St Fagans: Natural History Museum, Cardiff

A vast homage to the culture and history of Wales, St Fagans uses 100 acres of parkland to re-enact everything from 18th century farming to breadmaking and the look of streets in Victorian Cardiff. A 12th century church and the Grade I-listed, 16th century castle are a couple of stone-cold highlights.

Blists Hill Victorian Town, Ironbridge Gorge, Telford

Arguably Britain’s most faithful recreation of Victorian life, and one of ten Ironbridge Gorge Museums, the little details include furnaces, candle-making, an anachronistic sweetshop, grocers and a bank exchanging in pounds, shillings and pence. Test your Victorian dress sense or run away to the fairground and while you're here be sure to stride across The Iron Bridge the world’s first cast-iron bridge, above the River Severn.

Ulster American Folk Park, Omagh

Imagine what life might have been like in the 19th century farmhouse where Thomas Mellon, one of the many Irish emigrants to America, spent the first five years of his life. Shops, streets and even a dock with ships all bear witness to life in Ireland two centuries ago, and you can step in the shoes of those who were there first time around.

Chiltern Open Air Museum, Chalfont St Giles

Launched in 1976 to preserve everyday buildings and ancient farming methods, Chiltern’s Iron Age houses, vicarages, toll houses and forges are elegant relics of an age they might make you long to return to. Animals, games and special events add to the fun.

Highland Folk Museum, Newtonmore

This incarnation of Britain’s first major open air museum, opened in 1940, has won various visitor awards since arriving in Newtonmore 18 years ago.
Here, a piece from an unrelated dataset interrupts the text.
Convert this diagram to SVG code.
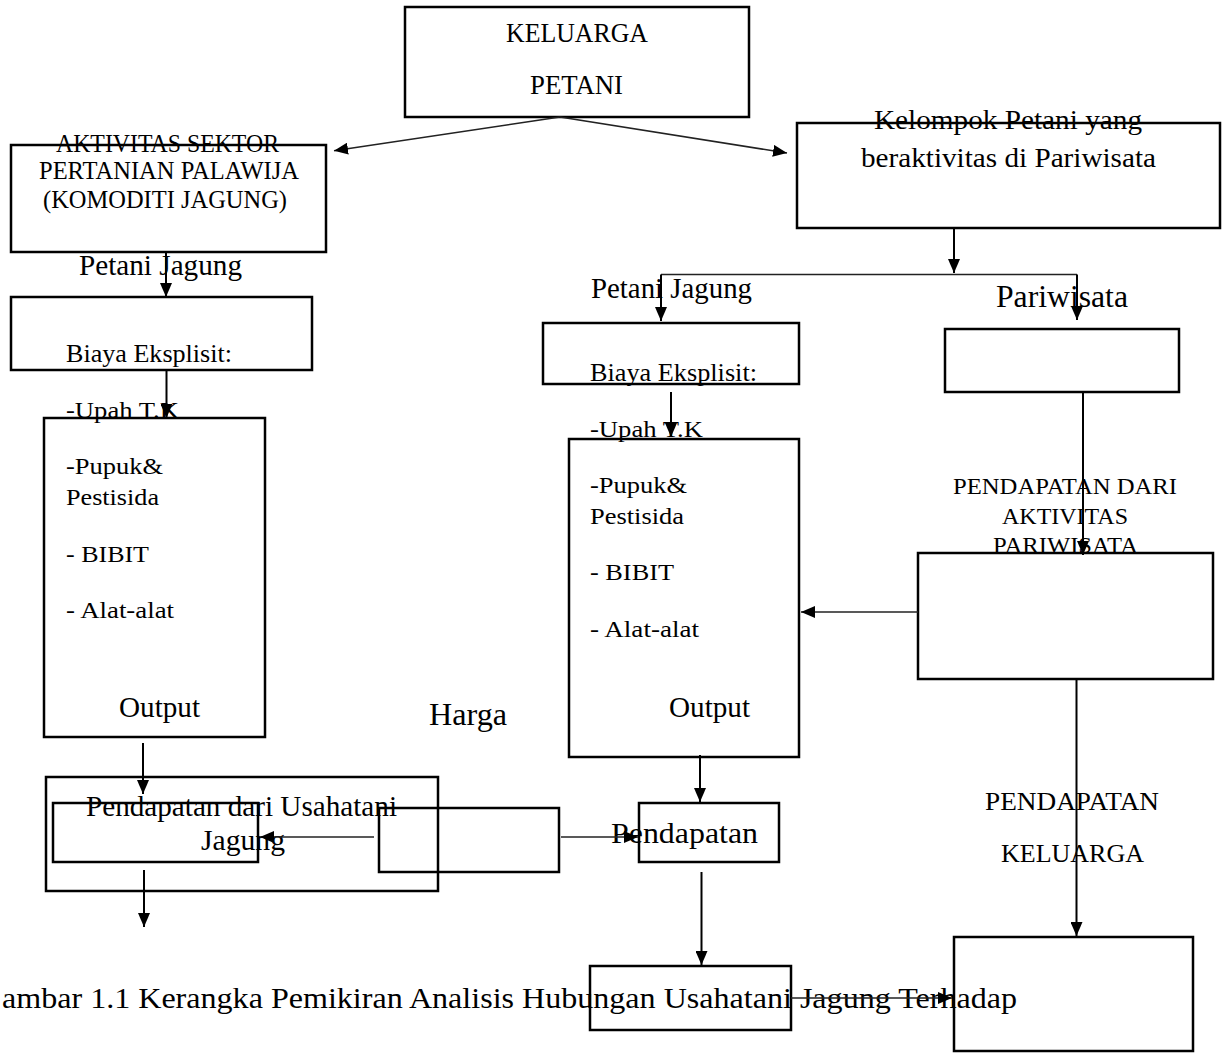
<svg xmlns="http://www.w3.org/2000/svg" width="1225" height="1053" viewBox="0 0 1225 1053">
<style>
.box{fill:none;stroke:#000;stroke-width:2.5}
.ln{fill:none;stroke:#000;stroke-width:2}
.ln2{fill:none;stroke:#222;stroke-width:1.6}
text{font-family:"Liberation Serif","Times New Roman",serif;fill:#000}
</style>
<defs>
<marker id="ah" markerUnits="userSpaceOnUse" markerWidth="14" markerHeight="12" refX="14" refY="6" orient="auto">
<path d="M0,0 L14,6 L0,12 z" fill="#000"/>
</marker>
</defs>
<rect width="1225" height="1053" fill="#fff"/>

<g id="keluarga-petani">
<rect class="box" x="405" y="7" width="344" height="110"/>
<text x="506" y="42" font-size="27" textLength="142" lengthAdjust="spacingAndGlyphs">KELUARGA</text>
<text x="530" y="94" font-size="27" textLength="93" lengthAdjust="spacingAndGlyphs">PETANI</text>
</g>

<g id="aktivitas-sektor">
<rect class="box" x="11" y="145" width="315" height="107"/>
<text x="56" y="152" font-size="25" textLength="223" lengthAdjust="spacingAndGlyphs">AKTIVITAS SEKTOR</text>
<text x="39" y="179" font-size="25" textLength="260" lengthAdjust="spacingAndGlyphs">PERTANIAN PALAWIJA</text>
<text x="43" y="208" font-size="25" textLength="244" lengthAdjust="spacingAndGlyphs">(KOMODITI JAGUNG)</text>
</g>

<g id="kelompok-petani">
<rect class="box" x="797" y="123" width="423" height="105"/>
<text x="874" y="129" font-size="28" textLength="268" lengthAdjust="spacingAndGlyphs">Kelompok Petani yang</text>
<text x="861" y="167" font-size="28" textLength="295" lengthAdjust="spacingAndGlyphs">beraktivitas di Pariwisata</text>
</g>

<g id="label-petani-jagung-left">
<text x="79" y="275" font-size="30" textLength="163" lengthAdjust="spacingAndGlyphs">Petani Jagung</text>
</g>
<g id="label-petani-jagung-mid">
<text x="591" y="298" font-size="30" textLength="161" lengthAdjust="spacingAndGlyphs">Petani Jagung</text>
</g>
<g id="label-pariwisata">
<text x="996" y="307" font-size="31" textLength="132" lengthAdjust="spacingAndGlyphs">Pariwisata</text>
</g>

<g id="biaya-left">
<rect class="box" x="11" y="297" width="301" height="73"/>
<text x="66" y="362" font-size="25" textLength="166" lengthAdjust="spacingAndGlyphs">Biaya Eksplisit:</text>
</g>
<g id="output-left">
<rect class="box" x="44" y="418" width="221" height="319"/>
<text x="66" y="418" font-size="24" textLength="113" lengthAdjust="spacingAndGlyphs">-Upah T.K</text>
<text x="66" y="474" font-size="24" textLength="97" lengthAdjust="spacingAndGlyphs">-Pupuk&amp;</text>
<text x="66" y="505" font-size="24" textLength="93" lengthAdjust="spacingAndGlyphs">Pestisida</text>
<text x="66" y="562" font-size="24" textLength="83" lengthAdjust="spacingAndGlyphs">- BIBIT</text>
<text x="66" y="618" font-size="24" textLength="108" lengthAdjust="spacingAndGlyphs">- Alat-alat</text>
<text x="119" y="717" font-size="30" textLength="81" lengthAdjust="spacingAndGlyphs">Output</text>
</g>

<g id="biaya-mid">
<rect class="box" x="543" y="323" width="256" height="61"/>
<text x="590" y="381" font-size="25" textLength="167" lengthAdjust="spacingAndGlyphs">Biaya Eksplisit:</text>
</g>
<g id="output-mid">
<rect class="box" x="569" y="439" width="230" height="318"/>
<text x="590" y="437" font-size="24" textLength="113" lengthAdjust="spacingAndGlyphs">-Upah T.K</text>
<text x="590" y="493" font-size="24" textLength="97" lengthAdjust="spacingAndGlyphs">-Pupuk&amp;</text>
<text x="590" y="524" font-size="24" textLength="94" lengthAdjust="spacingAndGlyphs">Pestisida</text>
<text x="590" y="580" font-size="24" textLength="84" lengthAdjust="spacingAndGlyphs">- BIBIT</text>
<text x="590" y="637" font-size="24" textLength="109" lengthAdjust="spacingAndGlyphs">- Alat-alat</text>
<text x="669" y="717" font-size="30" textLength="81" lengthAdjust="spacingAndGlyphs">Output</text>
</g>

<g id="pariwisata-box">
<rect class="box" x="945" y="329" width="234" height="63"/>
</g>

<g id="pendapatan-aktivitas">
<text x="953" y="494" font-size="23" textLength="224" lengthAdjust="spacingAndGlyphs">PENDAPATAN DARI</text>
<text x="1002" y="524" font-size="23" textLength="126" lengthAdjust="spacingAndGlyphs">AKTIVITAS</text>
<text x="993" y="553" font-size="23" textLength="145" lengthAdjust="spacingAndGlyphs">PARIWISATA</text>
<rect class="box" x="918" y="553" width="295" height="126"/>
</g>

<g id="label-harga">
<text x="429" y="725" font-size="31" textLength="78" lengthAdjust="spacingAndGlyphs">Harga</text>
</g>

<g id="pendapatan-usahatani">
<rect class="box" x="46" y="777" width="392" height="114"/>
<rect class="box" x="53" y="803" width="205" height="59"/>
<text x="86" y="816" font-size="30" textLength="311" lengthAdjust="spacingAndGlyphs">Pendapatan dari Usahatani</text>
<text x="201" y="850" font-size="30" textLength="84" lengthAdjust="spacingAndGlyphs">Jagung</text>
</g>

<g id="harga-box">
<rect class="box" x="379" y="808" width="180" height="64"/>
</g>

<g id="pendapatan">
<rect class="box" x="639" y="803" width="140" height="59"/>
<text x="611" y="843" font-size="30" textLength="147" lengthAdjust="spacingAndGlyphs">Pendapatan</text>
</g>

<g id="pendapatan-keluarga-label">
<text x="985" y="810" font-size="26" textLength="174" lengthAdjust="spacingAndGlyphs">PENDAPATAN</text>
<text x="1001" y="862" font-size="26" textLength="143" lengthAdjust="spacingAndGlyphs">KELUARGA</text>
</g>

<g id="hubungan-box">
<rect class="box" x="590" y="966" width="201" height="64"/>
</g>

<g id="keluarga-box">
<rect class="box" x="954" y="937" width="239" height="114"/>
</g>

<g id="caption">
<text x="2" y="1008" font-size="30" textLength="1015" lengthAdjust="spacingAndGlyphs">ambar 1.1 Kerangka Pemikiran Analisis Hubungan Usahatani Jagung Terhadap</text>
</g>

<g id="connectors">
<line class="ln2" x1="560" y1="117" x2="334" y2="150.7" marker-end="url(#ah)"/>
<line class="ln2" x1="560" y1="117" x2="787" y2="153" marker-end="url(#ah)"/>
<line class="ln" x1="166" y1="252" x2="166" y2="297" marker-end="url(#ah)"/>
<line class="ln" x1="166.5" y1="370" x2="166.5" y2="418" marker-end="url(#ah)"/>
<line class="ln" x1="143" y1="743" x2="143" y2="794" marker-end="url(#ah)"/>
<line class="ln" x1="144" y1="870" x2="144" y2="927" marker-end="url(#ah)"/>
<line class="ln2" x1="374" y1="837" x2="260" y2="837" marker-end="url(#ah)"/>
<line class="ln2" x1="561" y1="837" x2="638" y2="837" marker-end="url(#ah)"/>
<line class="ln" x1="954" y1="228" x2="954" y2="273" marker-end="url(#ah)"/>
<polyline class="ln2" points="661,274.5 1077,274.5"/>
<line class="ln" x1="661" y1="274.5" x2="661" y2="321" marker-end="url(#ah)"/>
<line class="ln" x1="1077" y1="274.5" x2="1077" y2="320" marker-end="url(#ah)"/>
<line class="ln" x1="671" y1="392" x2="671" y2="437" marker-end="url(#ah)"/>
<line class="ln" x1="1083" y1="392" x2="1083" y2="555" marker-end="url(#ah)"/>
<line class="ln2" x1="918" y1="612" x2="801" y2="612" marker-end="url(#ah)"/>
<line class="ln" x1="700" y1="755" x2="700" y2="802" marker-end="url(#ah)"/>
<line class="ln" x1="701.5" y1="872" x2="701.5" y2="965" marker-end="url(#ah)"/>
<line class="ln" x1="1076.5" y1="679" x2="1076.5" y2="936" marker-end="url(#ah)"/>
<line class="ln2" x1="791" y1="998" x2="952" y2="998" marker-end="url(#ah)"/>
</g>
</svg>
A clockmaker’s house and a post office are a couple of the once-endangered buildings standing alongside a grand agricultural collection, with a year-round programme including hands-on crafts and music.

Museum of East Anglian Life, Stowmarket

A real community heartland which was once part of a priory estate, Suffolk’s largest museum – covering 80 acres – is full of impressive buildings and quirky artefacts. Visit for a reliably uplifting experience, not to mention blacksmith workshops and a Steam and Crafts Weekend between now and the end of the summer.

Abbeydale Industrial Hamlet, Sheffield

With its 18th century appearance remarkably intact, Sheffield’s Grade I-listed hamlet – one of the country’s Scheduled Ancient Monuments – was once a powerful 18th century industrial works. The waterwheels and worker’s houses make that era deeply tangible, but the world’s only complete crucible steel furnace steals the show in molten style.

Auchindrain Museum, Furnace

First referred to during the 16th century, the township of Auchindrain was revolutionised into farm crofts during the 1770s, when the Duke of Argyll bought the land. It was still a settlement until 1963 – a couple of centuries after most townships had disappeared – and these days it is divided into east and west sections full of slate barns where its agriculture, industry and residents once thrived.

Amberley Working Museum, Arundel

Chalk-dusted pits, kilns, quarries and buildings from the mid-19th century onwards in Sussex, where all 36 acres can be seen from the on-site vintage bus and narrow gauge railway services. Activity days and fun activities take place throughout the year, although the Roaring Twenties weekend at the start of August sounds vintage.

Church Farm Village and Museum, Skegness

Harking back to the mid-19th century, when Skegness was still a settlement of fewer than 200 people, the museum which opened in 1976 remains the home of the town’s second-oldest building, the Farmhouse. Enter the cowshed, meet Bob the Traction Engine and enjoy a Garden Party and Native American performances during August.

Hamptonne Country Life Museum, St Lawrence

Dating from the 15th century and dotted with re-enactors from six centuries of history in beautiful Jersey, this house and farm hold an orchard of cider-making repute. Open until mid-September, it also has the one-off Faîs'sie d’Cidre weekend in October. Say hello to the residents of the pigsty and their bovine neighbours in the adjoining fields.

Flag Fen, Peterborough

Flag Fen has hit the headlines this year after a set of log boats with potentially unprecedented archaeological implications were found among its woodlands. A Cambridgeshire Stonehenge, this park holds 3,500 years of living history, bringing the prehistoric era palpably close.

Ryedale Folk Museum, York

Dominated by Iron Age buildings within five acres of the North York Moors National Park, 2,000 years of history and the singular Harrison collection of antiquities and unusual artefacts stand out here. Craft sessions, art workshops, horse handling, music, harvest celebrations and a cookery week all take place during the course of the summer.